His smile was perfect, too. He always smiled out of the left side of his mouth and laughed out of the right. His outfits consisted of indie rock band t-shirts he collected from shows he traveled to with Calvin and their two friends, Oliver and Owen. His jeans were always torn and held up with a leather belt that displayed small pins with lyrics from his favorite musicians. In his front pocket, there were always a few guitar picks he’d randomly flicker through his fingers throughout the day, and his white Chuck Taylors were always unlaced and colored in with highlighters.
Also, he had a thing for mismatched socks. If he was ever wearing a pair of socks that matched, it meant he had gotten dressed in the dark.
“You okay today, Magnet?” he asked me. I nodded. He asked me that question each day whenever he came by to visit. After the incident years ago, Brooks had promised to look after me, and he held onto that promise. Lately he had started calling me Magnet, because he said he was drawn to our friendship. “There’s this magnetic pull of friendship between us, Maggie May. You’re my magnet.” Of course, the nickname had come after a
night of going to some party and getting wasted with my brother then throwing up on my floor, but still, the name stuck.

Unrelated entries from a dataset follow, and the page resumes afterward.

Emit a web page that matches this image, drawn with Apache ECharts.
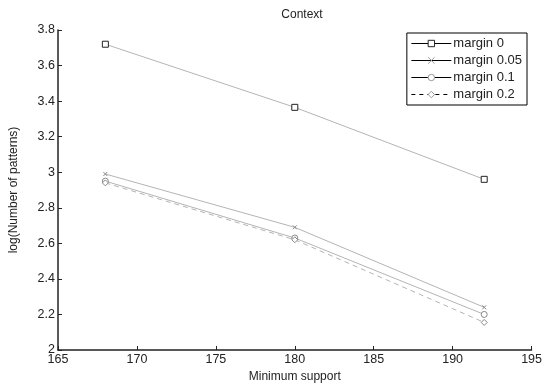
<!DOCTYPE html>
<html>
<head>
<meta charset="utf-8">
<script src="https://cdn.jsdelivr.net/npm/echarts@6/dist/echarts.min.js"></script>
<style>
  html, body { margin: 0; padding: 0; background: #fff; }
  #chart { width: 545px; height: 388px; }
</style>
</head>
<body>
<div id="chart"></div>
<script>
// data
var support = [168, 180, 192];
var margin0 = [3.72, 3.365, 2.96];
var margin005 = [2.99, 2.69, 2.24];
var margin01 = [2.95, 2.63, 2.20];
var margin02 = [2.94, 2.62, 2.155];
var seriesNames = ['margin 0', 'margin 0.05', 'margin 0.1', 'margin 0.2'];

var chart = echarts.init(document.getElementById('chart'));

function pairs(vals) {
  var out = [];
  for (var i = 0; i < support.length; i++) {
    out.push([support[i], vals[i]]);
  }
  return out;
}

var font = 'Liberation Sans, Arial, sans-serif';
var lineGray = '#b4b4b4';

function makeSeries(name, vals, symbol, size, dashed, markColor) {
  return {
    name: name,
    type: 'line',
    data: pairs(vals),
    symbol: symbol,
    symbolSize: size,
    showAllSymbol: true,
    lineStyle: { color: lineGray, width: 1, type: dashed ? [5, 4] : 'solid' },
    itemStyle: { color: '#fff', borderColor: markColor, borderWidth: 1 },
    emphasis: { disabled: true },
    animation: false
  };
}

var option = {
  animation: false,
  title: {
    text: 'Context',
    left: 297,
    top: 4,
    textAlign: 'center',
    textStyle: { fontFamily: font, fontSize: 12, fontWeight: 'normal', color: '#222' }
  },
  legend: {
    orient: 'vertical',
    right: 18,
    top: 33,
    padding: [4, 5, 4, 4],
    itemGap: 4,
    itemWidth: 40,
    itemHeight: 8,
    borderColor: '#000',
    borderWidth: 1,
    backgroundColor: '#fff',
    textStyle: { fontFamily: font, fontSize: 13, color: '#222', padding: [0, 0, 0, -3] },
    data: seriesNames.map(function (n, i) {
      return {
        name: n,
        itemStyle: { color: '#fff', borderColor: i === 0 ? '#222' : '#999', borderWidth: 1 },
        lineStyle: { color: '#000', width: 1, type: i === 3 ? [4, 4] : 'solid' }
      };
    })
  },
  grid: { left: 56, right: 12, top: 30, bottom: 35 },
  xAxis: {
    type: 'value',
    min: 165,
    max: 195,
    interval: 5,
    name: 'Minimum support',
    nameLocation: 'middle',
    nameGap: 21,
    nameTextStyle: { fontFamily: font, fontSize: 12, color: '#222' },
    axisLine: { lineStyle: { color: '#222', width: 1.5 } },
    axisTick: { inside: true, length: 4, lineStyle: { color: '#222' } },
    axisLabel: { fontFamily: font, fontSize: 12.5, color: '#222', margin: 3 },
    splitLine: { show: false }
  },
  yAxis: {
    type: 'value',
    min: 2,
    max: 3.8,
    interval: 0.2,
    name: 'log(Number of patterns)',
    nameLocation: 'middle',
    nameGap: 38,
    nameTextStyle: { fontFamily: font, fontSize: 12, color: '#222' },
    axisLine: { show: true, lineStyle: { color: '#222', width: 1.5 } },
    axisTick: { show: true, inside: true, length: 4, lineStyle: { color: '#222' } },
    axisLabel: { fontFamily: font, fontSize: 12.5, color: '#222', margin: 3 },
    splitLine: { show: false }
  },
  series: [
    makeSeries(seriesNames[0], margin0, 'rect', 6, false, '#222'),
    makeSeries(seriesNames[1], margin005, 'path://M0,0L10,10M10,0L0,10', 4, false, '#888'),
    makeSeries(seriesNames[2], margin01, 'circle', 6, false, '#888'),
    makeSeries(seriesNames[3], margin02, 'diamond', 6, true, '#888')
  ]
};

chart.setOption(option);
</script>
</body>
</html>
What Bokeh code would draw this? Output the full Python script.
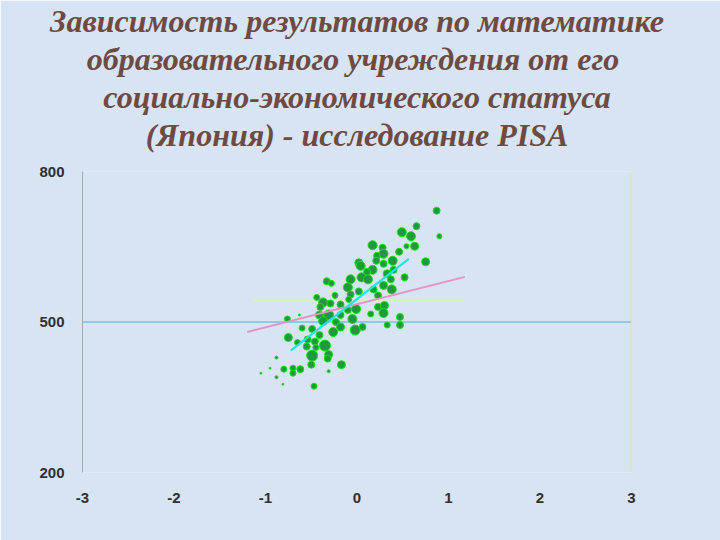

“Can I come in?” he asked. He always asked permission, which was weird. The answer was always yes.
He hopped into my room—even at seven in the morning he was an energized bunny. “I got something I want you to hear,” he said, walking over to me and reaching into his back pocket to pull out his iPod. We both lay down on my bed, our legs hanging over the edge, our feet touching the floor. He placed one earbud in his ear, and I took the other, then he hit play.
The music was airy and light, but there was a solid bass sound that slicked throughout the song. It felt romantic and free—wild. “‘All Around And Away We Go’ by Mr. Twin Sister,” he said, tapping his finger on the mattress beside me.
Brooks was my human jukebox. He told me to never turn on the radio to find tunes, because it was a bunch of Hollywood brainwashing bullshit. So, each day, morning and night, he delivered to me what he considered to be music gold.
We’d lie in my bed, staring at the ceiling and listening to music, until Calvin came dashing into my room with wet hair and a muffin stuffed in his mouth.
“Ready!” he shouted, getting crumbs on my carpet.
Brooks and I sat up, and he took his earbuds back, winding them up around his iPod. “All right, I’ll come back with some more stuff for ya after school, Magnet,” he said, smiling my way. “Remember, say no to drugs unless they’re the good ones, and stay in school, unless you don’t want to.”
Off they’d go.
My eyes darted to the ticking clock on my wall.
Sigh.
Only eleven or so more hours until the music came back to me.
Each day at five in the afternoon, I took an hour-long bath. I’d sit in the tub with a novel in my grip and read for forty-five minutes. Then, for ten minutes, I’d put the book aside and wash up. My fingers wrinkled like raisins as I closed my eyes, and ran a bar of lavender soap up and down my arms. I loved the smell of lavender, almost as much as I loved gardenias. Gardenias were my utmost favorites. Each Wednesday, Daddy went to the farmer’s market and bought me a fresh new bouquet of flowers to sit against my bedroom windowsill.